++++ SOURCE EXCERPT

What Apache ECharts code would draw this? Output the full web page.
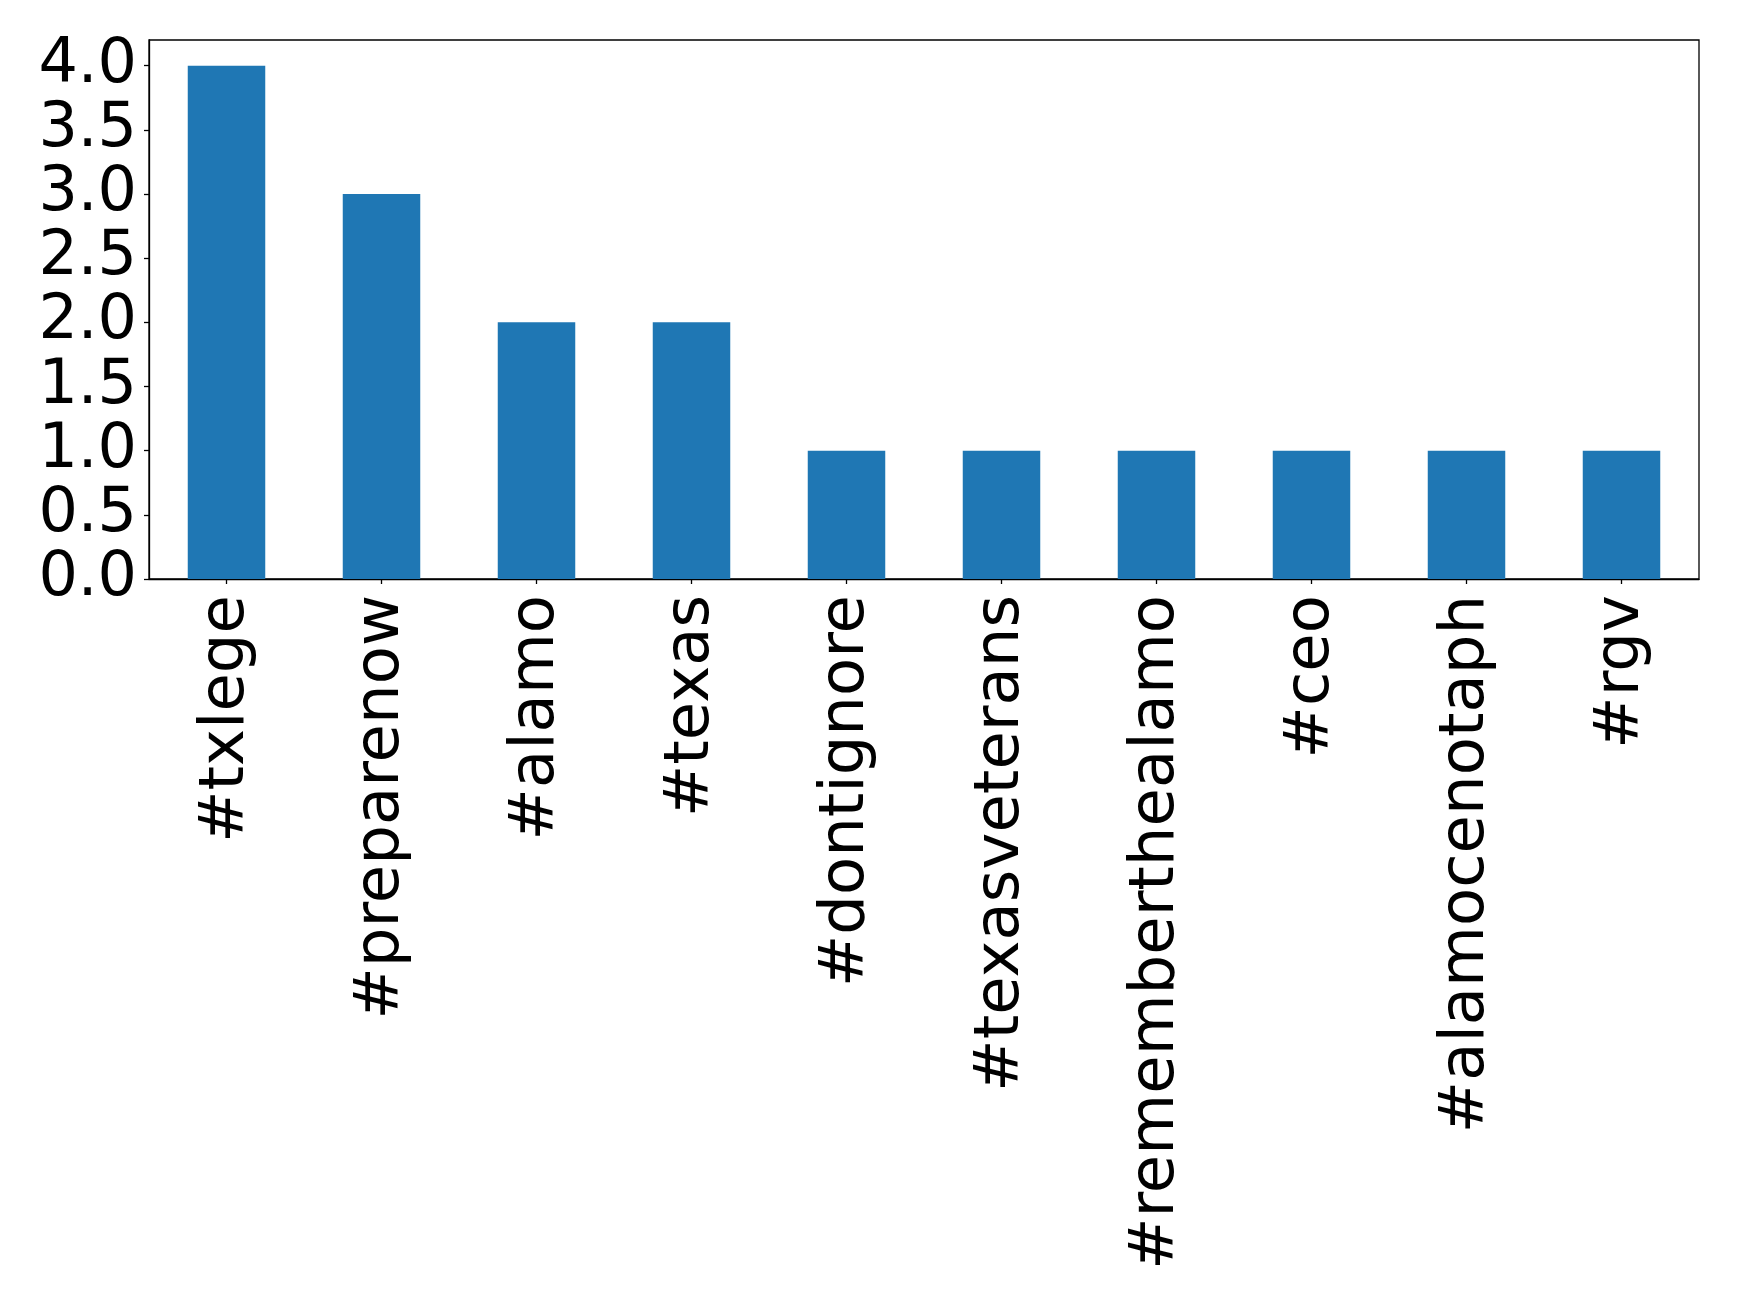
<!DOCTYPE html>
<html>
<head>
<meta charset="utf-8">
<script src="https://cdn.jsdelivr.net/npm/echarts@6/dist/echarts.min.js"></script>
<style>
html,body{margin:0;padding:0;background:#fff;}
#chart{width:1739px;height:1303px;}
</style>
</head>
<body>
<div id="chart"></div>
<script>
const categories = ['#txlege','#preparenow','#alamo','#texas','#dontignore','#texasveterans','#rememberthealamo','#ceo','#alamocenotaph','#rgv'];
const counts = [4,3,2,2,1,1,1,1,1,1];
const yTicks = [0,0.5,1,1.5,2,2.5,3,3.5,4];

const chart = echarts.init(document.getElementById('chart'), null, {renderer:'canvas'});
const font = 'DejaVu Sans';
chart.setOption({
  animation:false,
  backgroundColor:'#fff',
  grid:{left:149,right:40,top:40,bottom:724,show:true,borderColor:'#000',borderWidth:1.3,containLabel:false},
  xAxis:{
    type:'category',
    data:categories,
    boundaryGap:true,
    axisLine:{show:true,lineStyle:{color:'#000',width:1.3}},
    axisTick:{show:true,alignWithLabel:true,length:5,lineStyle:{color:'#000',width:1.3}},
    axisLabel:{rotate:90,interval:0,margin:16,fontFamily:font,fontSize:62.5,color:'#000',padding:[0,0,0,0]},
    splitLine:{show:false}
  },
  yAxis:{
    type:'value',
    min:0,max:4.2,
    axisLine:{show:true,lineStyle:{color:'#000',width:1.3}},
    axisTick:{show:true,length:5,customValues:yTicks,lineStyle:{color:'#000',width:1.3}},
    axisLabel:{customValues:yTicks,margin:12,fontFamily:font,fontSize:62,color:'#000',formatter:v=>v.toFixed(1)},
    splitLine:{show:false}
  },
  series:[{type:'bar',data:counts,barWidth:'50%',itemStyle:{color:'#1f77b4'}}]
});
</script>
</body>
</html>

++++++++

**YOUR TASK**
Return the material line for line, from its beginning to the line that contains "const yTicks = [0,0.5,1,1.5,2,2.5,3,3.5,4];", with the pictures left out.

**REPLY**
What Apache ECharts code would draw this? Output the full web page.
<!DOCTYPE html>
<html>
<head>
<meta charset="utf-8">
<script src="https://cdn.jsdelivr.net/npm/echarts@6/dist/echarts.min.js"></script>
<style>
html,body{margin:0;padding:0;background:#fff;}
#chart{width:1739px;height:1303px;}
</style>
</head>
<body>
<div id="chart"></div>
<script>
const categories = ['#txlege','#preparenow','#alamo','#texas','#dontignore','#texasveterans','#rememberthealamo','#ceo','#alamocenotaph','#rgv'];
const counts = [4,3,2,2,1,1,1,1,1,1];
const yTicks = [0,0.5,1,1.5,2,2.5,3,3.5,4];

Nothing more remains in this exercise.